6. Pernil de Porco Assado; Vinho Tinto com madeira (ex: Montes Colheita Seleccionada 2014 ; Memória Reserva 2012)
Uma vez que se trata de uma iguaria com muita intensidade no palato, devido principalmente à gordura da carne de porco e aos temperos usados na confeção, é necessário harmonizar com um vinho com o mesmo grau de intensidade, razão pela qual foi selecionado um vinho tinto com estágio em barricas de carvalho, por norma vinhos de qualidade elevada. A sua estrutura tem origem principalmente nos taninos das peliculas das uvas (cascas) e nos taninos da madeira onde estagiam. O facto de serem vinhos tintos da região Lisboa, aliam a estrutura a uma frescura também intensa, dada a influência do oceano Atlântico no clima e, consequentemente, nas uvas e nos vinhos. A gordura da carne de porco é percecionada pelo nosso palato com a sensação de doçura, sendo necessários os taninos e acidez típica dos tintos da região para uma perfeita harmonia.

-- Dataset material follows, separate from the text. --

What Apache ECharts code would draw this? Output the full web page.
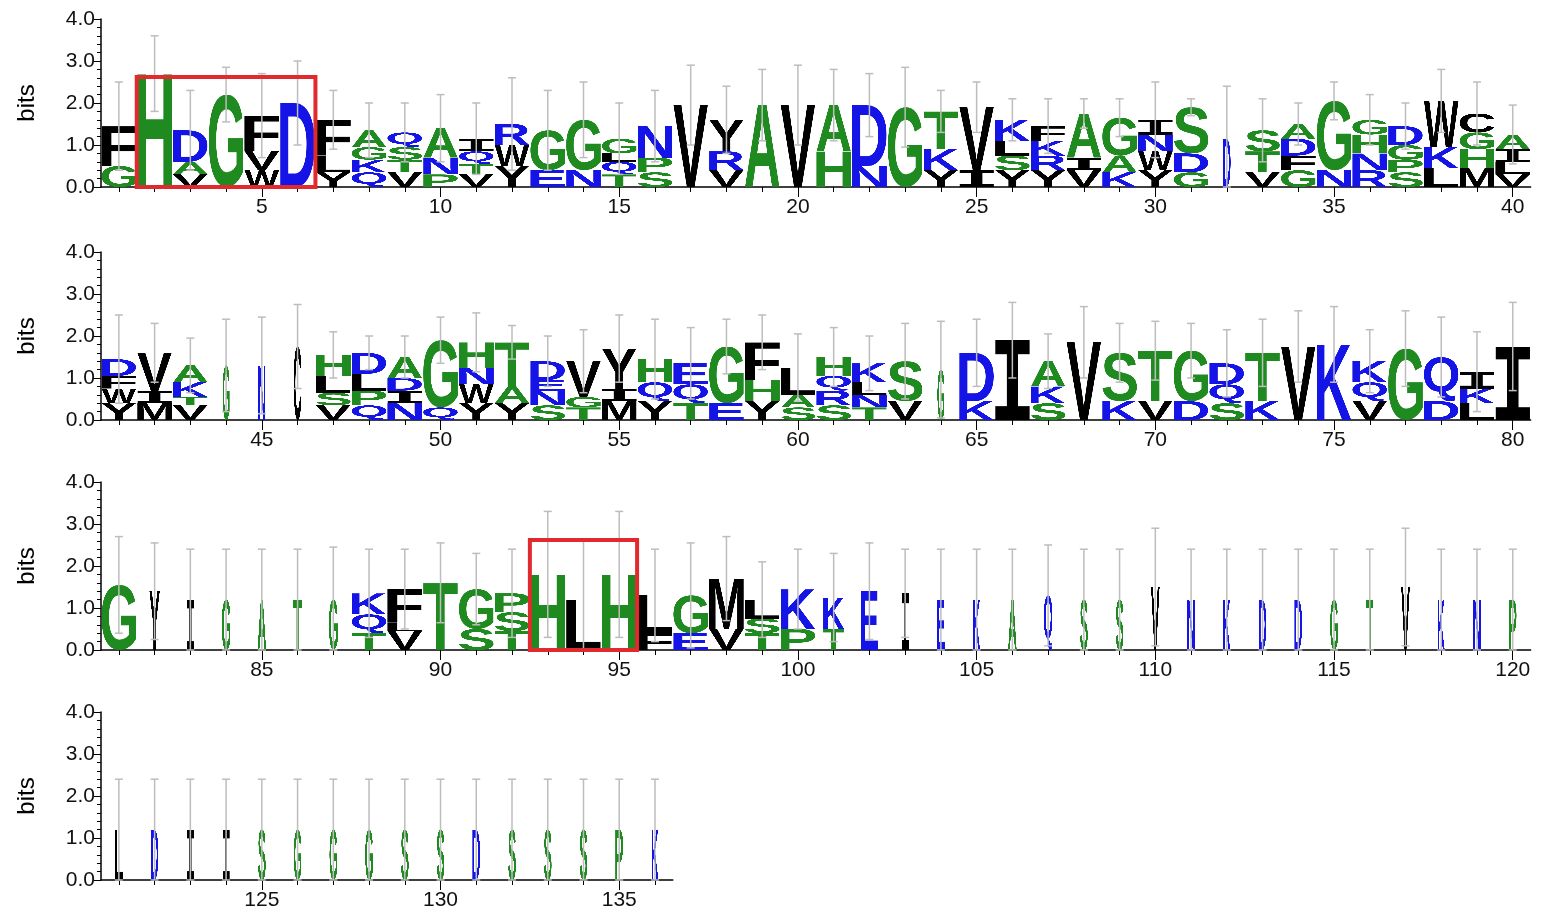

Rodrigo Martins, natural de Óbidos, exerce a sua atividade profissional como consultor de viticultura e enologia nas mais prestigiadas regiões vitícolas portuguesas, principalmente no Douro, Lisboa, Tejo e Alentejo. É também formador na Escola de Hotelaria e Turismo de Lisboa, nas disciplinas de Viticultura e Enologia, no curso de Escanção.